The Napa Valley-based Robert Mondavi wine group will cut 4 percent of its workforce, or 36 jobs, in a move that company president and CEO Michael Mondavi said was necessary to reduce costs and keep the publicly traded wine company competitive.
According to Mondavi spokeswoman Nancy Light, all the jobs will be cut from Mondavi's various Napa operations; 19 employees are being laid off outright, while nine are being offered early retirement and eight can take jobs elsewhere in the company. The cuts come from both the winemaking and administrative staffs.
In addition, Mondavi will sell surplus wines from the '95 and '96 vintages that had previously been destined for the Vichon Mediterranean label. Juice for the Vichon wines comes from the south of France, but it is shipped to Napa Valley to be turned into finished wine. The '95 and '96 vintages were the inaugural wines for Vichon Mediterranean; Light said Mondavi had overestimated the initial demand for those wines. They will now be sold on the bulk wine market.
The job cuts also come as Mondavi is embarking on a major renovation of its original Napa Valley winery, which first opened in 1966. Demolition has already begun to make way for a new red wine fermentation and barrel-aging facility, according to Light.
Mondavi will take a restructuring charge of $6 million, or 23 cents a share, to help pay for the changes.

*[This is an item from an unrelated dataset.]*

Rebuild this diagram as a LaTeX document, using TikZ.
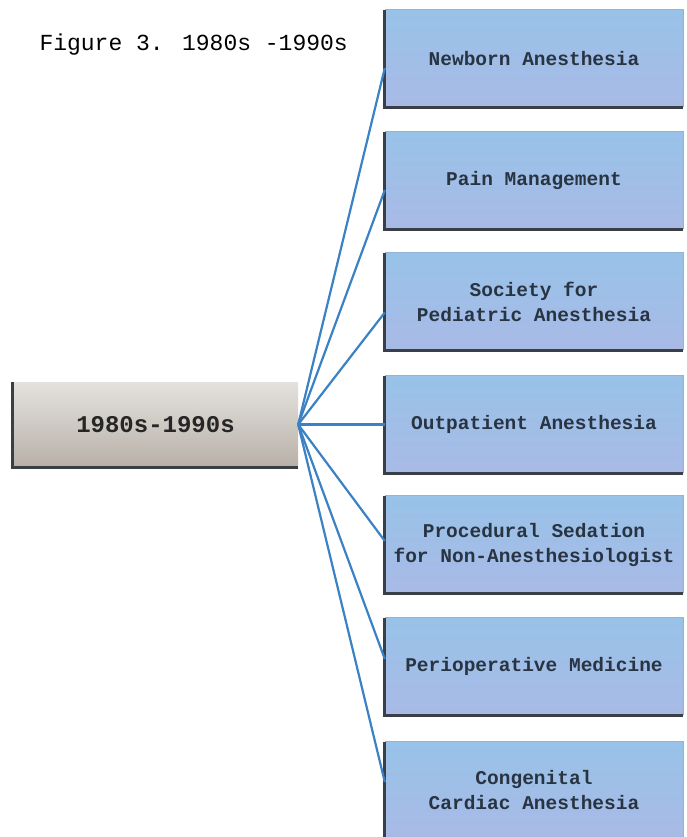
\documentclass[tikz,border=0pt]{standalone}
\usepackage{fontspec}
\newfontfamily\typefont{Liberation Mono}
\begin{document}
\begin{tikzpicture}[x=1pt,y=-1pt,
  topicbox/.style={rectangle, minimum width=298pt, minimum height=97pt,
    inner sep=0pt, top color=boxtop, bottom color=boxbot, align=center,
    text=labeltext, font=\typefont\bfseries\fontsize{19.5}{25}\selectfont},
  hubbox/.style={rectangle, minimum width=285pt, minimum height=85pt,
    inner sep=0pt, top color=hubtop, bottom color=hubbot,
    text=black!85, font=\typefont\bfseries\fontsize{24}{28}\selectfont},
  darkedge/.style={draw=edgegray, line width=3pt},
  softedge/.style={draw=boxtop!80!gray, line width=0.8pt},
  link/.style={draw=linkblue, line width=2.2pt},
]
\definecolor{boxtop}{RGB}{152,194,232}
\definecolor{boxbot}{RGB}{168,186,230}
\definecolor{hubtop}{RGB}{228,226,222}
\definecolor{hubbot}{RGB}{184,176,168}
\definecolor{edgegray}{RGB}{58,62,70}
\definecolor{linkblue}{RGB}{58,130,196}
\definecolor{labeltext}{RGB}{40,52,66}

\useasboundingbox[fill=white] (0,0) rectangle (687,837);

% title
\node[anchor=west, font=\typefont\fontsize{23}{28}\selectfont, text=black]
  (title) at (36,45) {Figure 3. 1980s -1990s};

% central era box
\node[hubbox] (hub) at (155.5,424.5) {1980s-1990s};
\draw[darkedge] (hub.north west) -- (hub.south west) -- (hub.south east);

% topic boxes
\node[topicbox] (b1) at (534,58.5)  {Newborn Anesthesia};
\node[topicbox] (b2) at (534,180.5) {Pain Management};
\node[topicbox] (b3) at (534,301.5) {Society for\\Pediatric Anesthesia};
\node[topicbox] (b4) at (534,424.5) {Outpatient Anesthesia};
\node[topicbox] (b5) at (534,544.5) {Procedural Sedation\\for Non-Anesthesiologist};
\node[topicbox] (b6) at (534,666.5) {Perioperative Medicine};
\node[topicbox] (b7) at (534,790.5) {Congenital\\Cardiac Anesthesia};

\foreach \b in {b1,b2,b3,b4,b5,b6,b7}{
  \draw[softedge] (\b.north west) -- (\b.north east) -- (\b.south east);
  \draw[darkedge] (\b.north west) -- (\b.south west) -- (\b.south east);
}

% connectors fanning out from the era box
\draw[link] (hub.east) -- ([yshift=-9.5pt]b1.west);
\draw[link] (hub.east) -- ([yshift=-9.5pt]b2.west);
\draw[link] (hub.east) -- ([yshift=-11pt]b3.west);
\draw[link] (hub.east) -- (b4.west);
\draw[link] (hub.east) -- ([yshift=3.5pt]b5.west);
\draw[link] (hub.east) -- ([yshift=7.5pt]b6.west);
\draw[link] (hub.east) -- ([yshift=8.5pt]b7.west);
\end{tikzpicture}
\end{document}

Mondavi makes and markets wine under the following labels: Robert Mondavi Winery, La Famiglia di Robert Mondavi, Robert Mondavi Coastal, Woodbridge by Robert Mondavi, Bryon Vineyard and Winery and Vichon Mediterranean. It is also involved in three joint-venture wine projects: Opus One from Napa Valley, Sena from Chile and the Luce, Lucente and Danzante brands from Italy.